フリーランスのクレジットカード管理法
こんにちは、昭島市の税理士・大林央です。 本日は「フリーランスのクレジットカード管理法」について考えてみたいと思います。
経費はすべて振込か現金払いですという方は別として、事業経費の決済にクレジットカードを利用している方がほとんどでしょう。2枚、3枚と使い分けている方もいるはずです。
【第1法】
このクレジットカードの利用、取引としては経費の後払いです。例えば消耗品をカードで買いました。この場合の仕訳は
消耗品費 〇〇円/ 未払金 〇〇円(決済される口座が事業用の口座が前提)
となります。カード決済の都度、上記の仕訳を通して未払金を計上していきます。カードが複数ある場合には、未払金という勘定科目に「JCBガソリン」とか「VISA経費」などの「補助科目」を設定しておけばより明確です。カードをいくら利用しているのかをリアルタイムで把握できますので、資金繰りの計算も正確にできるでしょう。入力の済んだ領収証は利用明細が発行されるまでの間、クリアーファイル等で保存しておきましょう。
そして支払日の仕訳としては
未払金 〇〇円/ 普通預金 〇〇円
という仕訳で精算して終了です。
【第2法】
「第1法」はさすがに厳しいぞという場合、もう少し緩めの経理として、カードの支払明細書が発行される都度記帳する方法もアリです。
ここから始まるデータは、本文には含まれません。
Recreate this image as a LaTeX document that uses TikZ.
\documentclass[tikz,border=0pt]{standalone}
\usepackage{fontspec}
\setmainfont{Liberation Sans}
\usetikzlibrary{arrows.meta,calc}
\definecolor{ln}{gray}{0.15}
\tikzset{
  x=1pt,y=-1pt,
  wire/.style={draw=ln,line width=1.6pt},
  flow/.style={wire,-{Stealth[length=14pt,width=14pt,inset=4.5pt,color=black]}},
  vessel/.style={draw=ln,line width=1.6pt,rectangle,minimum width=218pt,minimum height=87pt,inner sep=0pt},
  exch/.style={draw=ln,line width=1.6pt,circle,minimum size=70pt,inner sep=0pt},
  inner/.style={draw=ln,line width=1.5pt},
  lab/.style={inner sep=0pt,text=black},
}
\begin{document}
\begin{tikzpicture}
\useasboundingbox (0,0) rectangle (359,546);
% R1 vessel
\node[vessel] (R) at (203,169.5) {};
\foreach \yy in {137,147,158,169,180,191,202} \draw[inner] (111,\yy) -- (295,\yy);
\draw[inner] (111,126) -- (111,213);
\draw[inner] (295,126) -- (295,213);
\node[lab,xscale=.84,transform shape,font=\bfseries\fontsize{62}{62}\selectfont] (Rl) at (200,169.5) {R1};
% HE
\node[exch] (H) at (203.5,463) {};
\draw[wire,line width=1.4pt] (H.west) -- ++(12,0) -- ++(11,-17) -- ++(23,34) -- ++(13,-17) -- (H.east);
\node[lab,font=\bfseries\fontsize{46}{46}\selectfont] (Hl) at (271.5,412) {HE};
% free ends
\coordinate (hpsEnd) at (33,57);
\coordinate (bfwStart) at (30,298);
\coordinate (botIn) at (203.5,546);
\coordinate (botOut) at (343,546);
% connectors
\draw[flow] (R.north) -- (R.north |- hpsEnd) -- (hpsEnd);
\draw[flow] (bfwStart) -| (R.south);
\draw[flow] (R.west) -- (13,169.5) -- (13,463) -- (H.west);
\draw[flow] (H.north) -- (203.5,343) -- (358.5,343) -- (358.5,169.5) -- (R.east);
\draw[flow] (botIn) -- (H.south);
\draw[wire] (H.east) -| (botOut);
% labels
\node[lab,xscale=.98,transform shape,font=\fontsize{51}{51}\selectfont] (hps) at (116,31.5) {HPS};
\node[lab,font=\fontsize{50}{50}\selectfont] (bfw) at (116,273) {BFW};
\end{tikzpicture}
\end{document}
実務ではこのパターンが一番多いかもしれません。領収証をとりあえず保存しておき、利用明細が発行されたら記載された明細と保存しておいた領収証を突合します。まとめて記帳しますから日々の記帳という手間はありません。仕訳は【第1法】と同じです。支払額の合計額と未払金の合計額が一致していることを確認しておきます。
(締め日)消耗品費 〇〇円/ 未払金 〇〇円(領収証を個別に仕訳します)
(支払日)未払金 〇〇円/ 普通預金 〇〇円
どちらの方法であっても、利用明細の後ろにA4の裏紙を用意し、領収証を貼付して合わせて保存しておけば証拠帳票としては合格でしょう。
★課税事業者は注意
消費税の課税事業者である方については、注意が必要です。原則課税では帳簿の記載と合わせて請求書等の保存が仕入れ税額控除の要件となっています。クレジットカードの利用明細はこの保存すべき請求書等として認めれていませんので必ず領収証を保存しておく必要があります。注意しましょう。
【第3法】
ここまでは、決済される口座が事業用の口座である前提で話を進めています。事業で使うカードなのだから事業用口座で決済するという発想が自然ですし、そのように処理しているフリーランスの方も多いでしょう。
ところがです。以外に管理が楽でおすすめなのは、クレジットカードの決済を家事用の口座に設定してしまう方法です。利用の都度、「事業主借」(じぎょうぬしかり)で処理してしまいます。例えば携帯の料金をクレジットカード払いしていて、決済口座が家事用口座の場合…
(月末)通信費 〇〇円/ 事業主借 〇〇円
支払日に未払金を消し込む仕訳も不要です。楽ですよね。
【まとめ】
以上、青色申告の65万円控除を受けるには複式簿記での記帳が必要です。【第1法】~【第3法】はいずれでも認められますのでご自身に合う方法で記帳を進めていただければと思います。